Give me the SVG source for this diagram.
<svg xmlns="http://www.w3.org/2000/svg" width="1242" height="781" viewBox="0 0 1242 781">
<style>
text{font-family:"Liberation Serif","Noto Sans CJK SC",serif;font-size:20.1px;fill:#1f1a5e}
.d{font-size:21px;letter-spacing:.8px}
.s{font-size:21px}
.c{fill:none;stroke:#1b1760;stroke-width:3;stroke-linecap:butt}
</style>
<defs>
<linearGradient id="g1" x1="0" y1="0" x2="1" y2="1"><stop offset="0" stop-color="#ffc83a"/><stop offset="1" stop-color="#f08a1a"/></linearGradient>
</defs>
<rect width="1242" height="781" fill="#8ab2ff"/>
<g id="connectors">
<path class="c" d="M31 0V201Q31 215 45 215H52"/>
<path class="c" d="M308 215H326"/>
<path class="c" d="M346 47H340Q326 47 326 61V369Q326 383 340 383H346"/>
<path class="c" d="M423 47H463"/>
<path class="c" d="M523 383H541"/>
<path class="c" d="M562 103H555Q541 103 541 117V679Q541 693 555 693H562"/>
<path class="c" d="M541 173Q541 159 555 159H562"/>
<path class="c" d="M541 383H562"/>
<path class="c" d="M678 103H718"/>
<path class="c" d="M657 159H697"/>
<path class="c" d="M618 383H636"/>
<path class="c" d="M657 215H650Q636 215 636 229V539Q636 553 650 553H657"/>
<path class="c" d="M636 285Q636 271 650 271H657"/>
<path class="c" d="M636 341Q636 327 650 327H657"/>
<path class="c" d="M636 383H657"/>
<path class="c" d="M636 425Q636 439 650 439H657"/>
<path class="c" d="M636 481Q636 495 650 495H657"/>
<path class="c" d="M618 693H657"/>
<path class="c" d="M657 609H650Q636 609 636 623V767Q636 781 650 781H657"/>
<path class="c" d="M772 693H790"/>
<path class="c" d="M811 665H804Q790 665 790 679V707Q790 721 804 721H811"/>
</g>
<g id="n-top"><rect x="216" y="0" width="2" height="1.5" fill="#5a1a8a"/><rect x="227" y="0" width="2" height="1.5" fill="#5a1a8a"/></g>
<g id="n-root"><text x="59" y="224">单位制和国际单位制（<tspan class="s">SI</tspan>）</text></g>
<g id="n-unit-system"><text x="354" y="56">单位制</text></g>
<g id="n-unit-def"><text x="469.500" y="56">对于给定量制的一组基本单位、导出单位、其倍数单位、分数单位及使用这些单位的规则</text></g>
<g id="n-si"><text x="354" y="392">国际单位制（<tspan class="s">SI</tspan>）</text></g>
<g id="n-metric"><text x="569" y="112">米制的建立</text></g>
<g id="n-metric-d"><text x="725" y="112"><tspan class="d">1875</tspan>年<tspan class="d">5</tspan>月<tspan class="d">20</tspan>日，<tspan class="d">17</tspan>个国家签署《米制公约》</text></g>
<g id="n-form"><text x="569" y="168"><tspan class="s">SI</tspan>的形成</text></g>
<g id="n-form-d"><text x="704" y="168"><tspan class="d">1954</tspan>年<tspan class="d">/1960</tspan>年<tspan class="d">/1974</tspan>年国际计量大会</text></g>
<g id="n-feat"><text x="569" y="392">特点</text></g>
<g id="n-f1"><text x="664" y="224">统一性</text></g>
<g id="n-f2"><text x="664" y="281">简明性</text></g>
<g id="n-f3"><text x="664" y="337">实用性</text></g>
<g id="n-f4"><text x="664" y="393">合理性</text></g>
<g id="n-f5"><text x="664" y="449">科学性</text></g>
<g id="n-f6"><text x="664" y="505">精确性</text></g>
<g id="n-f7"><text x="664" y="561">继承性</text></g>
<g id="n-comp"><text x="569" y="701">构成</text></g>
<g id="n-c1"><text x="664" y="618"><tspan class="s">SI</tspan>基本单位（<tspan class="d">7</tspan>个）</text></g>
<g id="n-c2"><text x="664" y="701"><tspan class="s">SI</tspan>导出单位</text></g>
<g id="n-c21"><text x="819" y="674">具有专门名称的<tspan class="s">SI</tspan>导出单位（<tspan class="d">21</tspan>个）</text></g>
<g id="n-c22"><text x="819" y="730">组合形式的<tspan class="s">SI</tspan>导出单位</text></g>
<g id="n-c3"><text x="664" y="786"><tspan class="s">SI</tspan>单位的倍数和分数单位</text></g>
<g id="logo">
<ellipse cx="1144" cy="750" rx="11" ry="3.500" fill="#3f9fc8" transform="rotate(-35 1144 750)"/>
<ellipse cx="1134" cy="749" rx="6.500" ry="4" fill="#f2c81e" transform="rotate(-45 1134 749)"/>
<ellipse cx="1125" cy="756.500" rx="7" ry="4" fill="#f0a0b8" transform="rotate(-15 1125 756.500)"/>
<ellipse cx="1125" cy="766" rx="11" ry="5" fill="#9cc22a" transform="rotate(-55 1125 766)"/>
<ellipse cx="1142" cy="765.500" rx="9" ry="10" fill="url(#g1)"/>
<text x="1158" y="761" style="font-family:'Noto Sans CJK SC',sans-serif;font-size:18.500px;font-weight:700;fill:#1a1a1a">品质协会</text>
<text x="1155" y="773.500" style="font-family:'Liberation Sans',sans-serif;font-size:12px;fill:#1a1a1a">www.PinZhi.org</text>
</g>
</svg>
# # # # # # #
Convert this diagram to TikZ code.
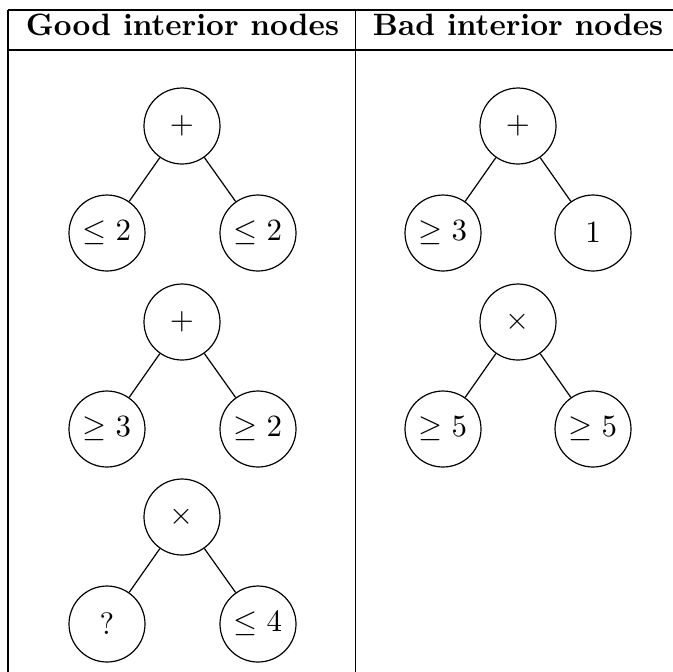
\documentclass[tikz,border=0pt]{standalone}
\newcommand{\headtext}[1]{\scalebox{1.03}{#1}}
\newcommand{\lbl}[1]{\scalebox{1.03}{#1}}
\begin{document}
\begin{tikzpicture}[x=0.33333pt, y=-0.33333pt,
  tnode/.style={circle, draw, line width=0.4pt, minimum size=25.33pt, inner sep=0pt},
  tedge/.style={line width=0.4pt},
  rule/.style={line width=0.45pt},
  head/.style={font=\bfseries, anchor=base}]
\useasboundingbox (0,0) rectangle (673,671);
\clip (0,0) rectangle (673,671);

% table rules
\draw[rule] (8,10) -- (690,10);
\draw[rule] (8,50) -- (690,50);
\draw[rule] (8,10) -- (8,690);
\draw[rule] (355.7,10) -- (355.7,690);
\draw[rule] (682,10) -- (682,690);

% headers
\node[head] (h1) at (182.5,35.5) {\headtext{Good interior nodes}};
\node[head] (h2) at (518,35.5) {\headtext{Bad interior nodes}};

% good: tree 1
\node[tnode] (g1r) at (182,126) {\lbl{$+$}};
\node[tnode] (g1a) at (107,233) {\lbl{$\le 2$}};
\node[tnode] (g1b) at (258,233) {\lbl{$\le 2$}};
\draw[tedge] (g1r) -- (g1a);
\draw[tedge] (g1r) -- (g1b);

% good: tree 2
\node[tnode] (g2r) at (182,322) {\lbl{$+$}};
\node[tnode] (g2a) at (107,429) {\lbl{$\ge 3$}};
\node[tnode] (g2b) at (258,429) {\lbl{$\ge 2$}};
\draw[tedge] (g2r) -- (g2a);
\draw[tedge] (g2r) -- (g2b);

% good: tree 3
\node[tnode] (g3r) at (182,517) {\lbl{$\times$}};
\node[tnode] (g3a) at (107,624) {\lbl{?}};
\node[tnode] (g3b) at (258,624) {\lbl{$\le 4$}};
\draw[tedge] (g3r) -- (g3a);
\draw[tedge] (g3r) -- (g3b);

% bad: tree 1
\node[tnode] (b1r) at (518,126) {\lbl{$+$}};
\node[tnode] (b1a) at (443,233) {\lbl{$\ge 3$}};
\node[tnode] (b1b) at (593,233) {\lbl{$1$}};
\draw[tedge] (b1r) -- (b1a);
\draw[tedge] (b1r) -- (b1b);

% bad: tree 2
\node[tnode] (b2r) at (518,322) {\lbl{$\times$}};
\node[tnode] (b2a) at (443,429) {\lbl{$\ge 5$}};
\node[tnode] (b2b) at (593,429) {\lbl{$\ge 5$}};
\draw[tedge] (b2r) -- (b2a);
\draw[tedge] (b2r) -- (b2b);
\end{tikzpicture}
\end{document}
# # # # # # #
The task:
From the records above, copy only the lines running from the line containing "Convert this diagram to TikZ code." to the line containing "(b1r) -- (b1b);", both ends included. Leave the pictures out.

Task response:
Convert this diagram to TikZ code.
\documentclass[tikz,border=0pt]{standalone}
\newcommand{\headtext}[1]{\scalebox{1.03}{#1}}
\newcommand{\lbl}[1]{\scalebox{1.03}{#1}}
\begin{document}
\begin{tikzpicture}[x=0.33333pt, y=-0.33333pt,
  tnode/.style={circle, draw, line width=0.4pt, minimum size=25.33pt, inner sep=0pt},
  tedge/.style={line width=0.4pt},
  rule/.style={line width=0.45pt},
  head/.style={font=\bfseries, anchor=base}]
\useasboundingbox (0,0) rectangle (673,671);
\clip (0,0) rectangle (673,671);

% table rules
\draw[rule] (8,10) -- (690,10);
\draw[rule] (8,50) -- (690,50);
\draw[rule] (8,10) -- (8,690);
\draw[rule] (355.7,10) -- (355.7,690);
\draw[rule] (682,10) -- (682,690);

% headers
\node[head] (h1) at (182.5,35.5) {\headtext{Good interior nodes}};
\node[head] (h2) at (518,35.5) {\headtext{Bad interior nodes}};

% good: tree 1
\node[tnode] (g1r) at (182,126) {\lbl{$+$}};
\node[tnode] (g1a) at (107,233) {\lbl{$\le 2$}};
\node[tnode] (g1b) at (258,233) {\lbl{$\le 2$}};
\draw[tedge] (g1r) -- (g1a);
\draw[tedge] (g1r) -- (g1b);

% good: tree 2
\node[tnode] (g2r) at (182,322) {\lbl{$+$}};
\node[tnode] (g2a) at (107,429) {\lbl{$\ge 3$}};
\node[tnode] (g2b) at (258,429) {\lbl{$\ge 2$}};
\draw[tedge] (g2r) -- (g2a);
\draw[tedge] (g2r) -- (g2b);

% good: tree 3
\node[tnode] (g3r) at (182,517) {\lbl{$\times$}};
\node[tnode] (g3a) at (107,624) {\lbl{?}};
\node[tnode] (g3b) at (258,624) {\lbl{$\le 4$}};
\draw[tedge] (g3r) -- (g3a);
\draw[tedge] (g3r) -- (g3b);

% bad: tree 1
\node[tnode] (b1r) at (518,126) {\lbl{$+$}};
\node[tnode] (b1a) at (443,233) {\lbl{$\ge 3$}};
\node[tnode] (b1b) at (593,233) {\lbl{$1$}};
\draw[tedge] (b1r) -- (b1a);
\draw[tedge] (b1r) -- (b1b);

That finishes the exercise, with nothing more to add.